An increasing number of embedded systems are being designed—whether for budgetary, philosophical or other reasons—using open source elements. For the most part, these elements are software based, although there are some open source board designs in use as well. Now, the microcontroller that empowers a PCB design is available as an open source design.

A little over a month ago, start-up SiFive announced a milestone product in the development of the RISC-V (pronounced risk-five) open source microprocessor instruction set architecture (ISA). Originally developed for research and education, the architecture began moving toward industry implementation with the creation of the RISC-V Foundation in 2015. SiFive advanced that movement by developing a microcontroller design implementing the RISC-V ISA. The company has now proven that design in silicon and donated the RTL code for the design to the open source community.

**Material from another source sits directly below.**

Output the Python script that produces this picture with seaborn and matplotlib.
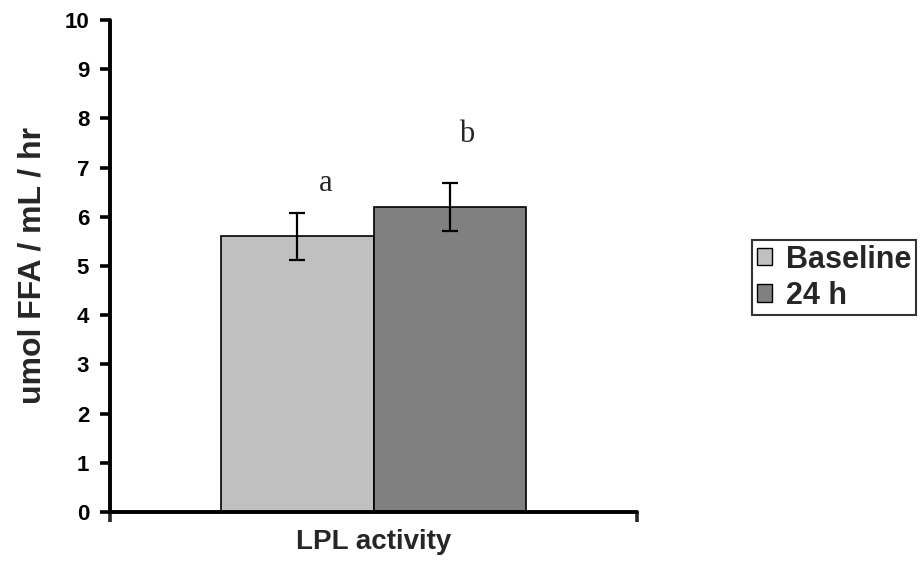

SiFive's Freedom E310 MCU is implemented in the TSMC 180G process, runs at better than 300MHz, and includes 16kB each of L1 cache and of data scratchpad memory. It also has 8kB of mask ROM and 8kB of in-circuit one-time programmable memory as well as a quad-SPI Flash controller for off-chip, execute-in-place code. The E310's IO offerings include a GPIO complex, watchdog, and a JTAG-connected debug module.

Developers interested in exploring the RISC-V architecture, and the Freedom E310 in particular, can use the company's $59 HiFive1 development board. The board is also open source, has an associated software development kit, and is Arduino compatible. Developers can thus use the Arduino IDE to create code for the E310.

HiFive board 01 (cr) Figure 1: HiFive1 Development Board (Source: SiFive)

Traditional processor designs are either proprietary, requiring developers to select among and purchase stock chips, or are based on licensed IP, as with the ARM architecture. The RISC-V, being open source, does not readily support either of those traditional business models. The whole idea of making the microcontroller open source, after all, is to allow developers to customise the design for their specific needs rather than compromising on a best-match stock model. And there is no cost to license the base design.

The business model that SiFive chose in order to turn a profit from their open-sourced design is based on the idea of building customised systems on chip (SoCs) for customers. Its goal is to establish a "chip design factory" that can handle 1,000 new chip designs a year. For under $100,000, the company claims, it can—in three to six months—create and start manufacturing a custom MCU for a customer while ensuring the SoC remains compatible with the Freedom E310 core. This compatibility means that a team can develop software on the HiFive1 board and then execute it on their custom MCU with little to no porting effort. It also means that any other developments that the open source community creates for the E310 will work with the custom MCU as well.

Behind this whole RISC-V movement is the belief that Moore's Law has reached its economic limits. No longer is the cost per transistor for an MCU design going down, the thinking goes, and the development cost for a new chip has exploded. Processor vendors are thus concentrating on winning a few big customers so that they can have production volumes sufficient to amortise the high design cost while minimising the cost of providing development support to their customer base. The small, entrepreneurial company ends up being hostage to this trend, having to deal with "black box" hardware and software that it cannot optimise for its specific needs. It has to settle for whatever it can get.

By moving processor design to open source, supporters believe, the SME (small to medium enterprise) design community will get the ability to compete more directly with the big guys. Development teams no longer have to start out as major customers to gain the benefits of customisation. Chips optimized for the application become affordable and will enjoy widespread development support. Open source MCUs could thus be a game-changer in the emerging Internet of Things and other embedded markets.